Customer Acquisition Is Everything
The biggest shock for new shop owners is that great work alone doesn't fill the bays. You can be the best tech in your market, but if nobody knows you exist, it doesn't matter. Marketing, online presence, Google reviews, community relationships — these determine whether you survive the first two years.
The SBA notes that poor marketing and failure to understand the target market are consistent factors in small business closures. You need a plan for how you'll get cars in the door from day one.
The Upside
For all the warnings, there's a reason people still do this — and some of them build incredible businesses. When it works:
- You control your schedule, your culture, and your standards
- You build equity in something that's yours
- You can create a shop environment that treats techs the way you always wished you'd been treated
- Your income ceiling is dramatically higher than any flat rate position
- You can build something that outlasts your ability to turn wrenches
Before You Sign the Lease
If you're serious about this path, here's what I'd tell you to do first:
- Work as a service advisor for at least a year. Learn the front-of-house side of the business.
- Take business courses. Community colleges, SBA workshops, SCORE mentoring — all available and often free.
- Write a real business plan. If you can't articulate the plan on paper, you're not ready.
- Save aggressively. Have at least 6 months of personal living expenses saved separately from your business capital.

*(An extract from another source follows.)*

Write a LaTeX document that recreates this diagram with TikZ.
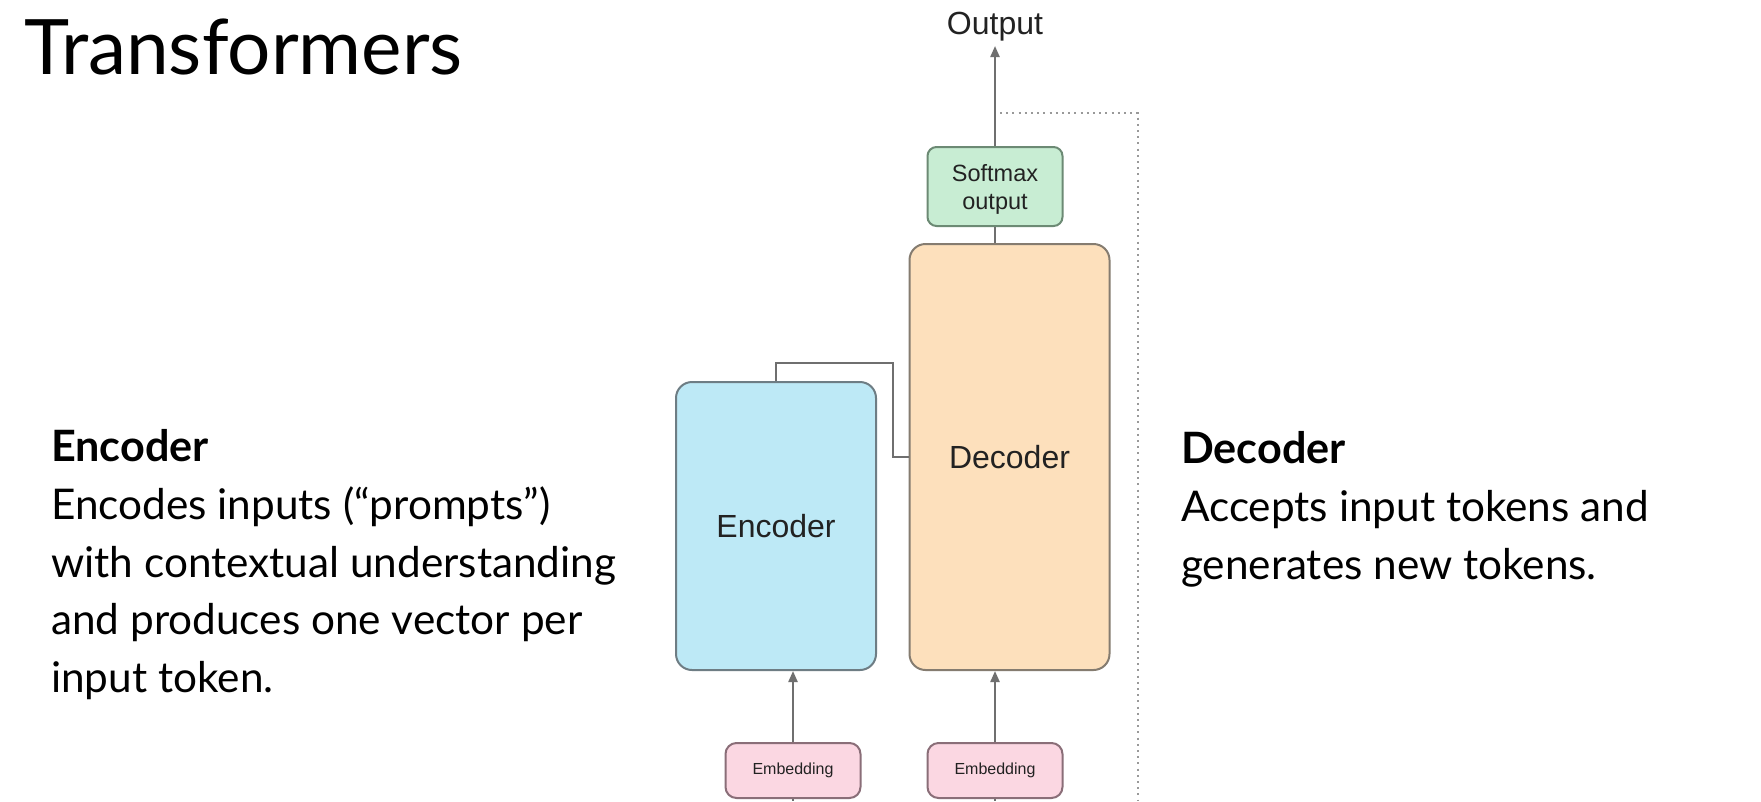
\documentclass[tikz,border=0pt]{standalone}
\usepackage{fontspec}
\setmainfont{Lato}
\newfontfamily\diafont{Liberation Sans}
\usetikzlibrary{arrows.meta}
\definecolor{encfill}{HTML}{BDE9F6}
\definecolor{encdraw}{HTML}{6E7D84}
\definecolor{decfill}{HTML}{FDE0BC}
\definecolor{decdraw}{HTML}{857C70}
\definecolor{smfill}{HTML}{C8EDD3}
\definecolor{smdraw}{HTML}{6C8A74}
\definecolor{embfill}{HTML}{FBD7E2}
\definecolor{embdraw}{HTML}{8A6E78}
\definecolor{linegray}{HTML}{6F6F6F}
\definecolor{dotgray}{HTML}{999999}
\definecolor{boxtext}{HTML}{222222}
\tikzset{
  blockbox/.style={draw, line width=2pt, rounded corners=16pt, inner sep=0pt,
    minimum width=200pt, text=boxtext, font=\diafont\fontsize{32}{38}\selectfont},
  smallbox/.style={draw, line width=2pt, rounded corners=9pt, inner sep=0pt,
    minimum width=135pt, text=boxtext, align=center},
  conn/.style={draw=linegray, line width=2.2pt},
  arr/.style={conn, -{Triangle[length=11pt,width=9pt]}},
  dotline/.style={draw=dotgray, line width=2pt, dash pattern=on 2pt off 4.2pt},
  bodytext/.style={anchor=base west, inner sep=0pt, font=\fontsize{42.3}{50}\selectfont, text=black},
  headtext/.style={bodytext, font=\bfseries\fontsize{43.2}{50}\selectfont},
}
\begin{document}
\begin{tikzpicture}[x=1pt,y=-1pt]
\useasboundingbox[fill=white] (0,0) rectangle (1761,801);

% title
\node[anchor=base west, inner sep=0pt, font=\fontsize{76.5}{90}\selectfont] (title) at (24,74) {Transformers};

% left text
\node[headtext] (lh) at (51,461) {Encoder};
\node[bodytext] (l1) at (51,519) {Encodes inputs (“prompts”)};
\node[bodytext] (l2) at (51,577) {with contextual understanding};
\node[bodytext] (l3) at (51,634) {and produces one vector per};
\node[bodytext] (l4) at (51,692) {input token.};

% right text
\node[headtext] (rh) at (1181,463) {Decoder};
\node[bodytext] (r1) at (1181,521) {Accepts input tokens and};
\node[bodytext] (r2) at (1181,579) {generates new tokens.};

% diagram
\node[blockbox, fill=encfill, draw=encdraw, minimum height=288pt] (enc) at (776,526) {Encoder};
\node[blockbox, fill=decfill, draw=decdraw, minimum height=426pt] (dec) at (1009.5,457) {Decoder};
\node[smallbox, fill=smfill, draw=smdraw, minimum height=79pt, text depth=0pt,
      font=\diafont\fontsize{23.5}{28}\selectfont] (sm) at (995,186.5) {Softmax\\output};
\node[smallbox, fill=embfill, draw=embdraw, minimum height=55pt, rounded corners=11pt,
      font=\diafont\fontsize{16}{19}\selectfont] (emb1) at (793,770.5) {Embedding};
\node[smallbox, fill=embfill, draw=embdraw, minimum height=55pt, rounded corners=11pt,
      font=\diafont\fontsize{16}{19}\selectfont] (emb2) at (995,770.5) {Embedding};
\node[anchor=base, inner sep=0pt, text=boxtext, font=\diafont\fontsize{32}{38}\selectfont] (out) at (995,34) {Output};

\coordinate (c1) at (893,363);
\coordinate (b1) at (793,801);
\coordinate (b2) at (995,801);
\coordinate (otip) at (995,46);
\coordinate (d0) at (1000,113);
\coordinate (d1) at (1138,113);
\coordinate (d2) at (1138,801);

\draw[conn] (enc.north) |- (c1) |- (dec.west);
\draw[arr] (emb1.north) -- (emb1.north |- enc.south);
\draw[arr] (emb2.north) -- (emb2.north |- dec.south);
\draw[conn] (emb1.south) -- (b1);
\draw[conn] (emb2.south) -- (b2);
\draw[conn] (sm.south |- dec.north) -- (sm.south);
\draw[arr] (sm.north) -- (otip);
\draw[dotline] (d0) -- (d1) -- (d2);
\end{tikzpicture}
\end{document}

- Talk to shop owners — honestly. Not the ones posting wins on social media. The ones who'll tell you about the 3 AM anxiety and the months they didn't pay themselves.
The Takeaway
Owning a shop can be the best career move you'll ever make — or the most expensive lesson. The difference is preparation. Go in with your eyes open, your finances solid, and your business skills sharp. Being a great tech is the foundation, but building the business on top of it is an entirely different skill set. Respect that gap and close it before you sign anything.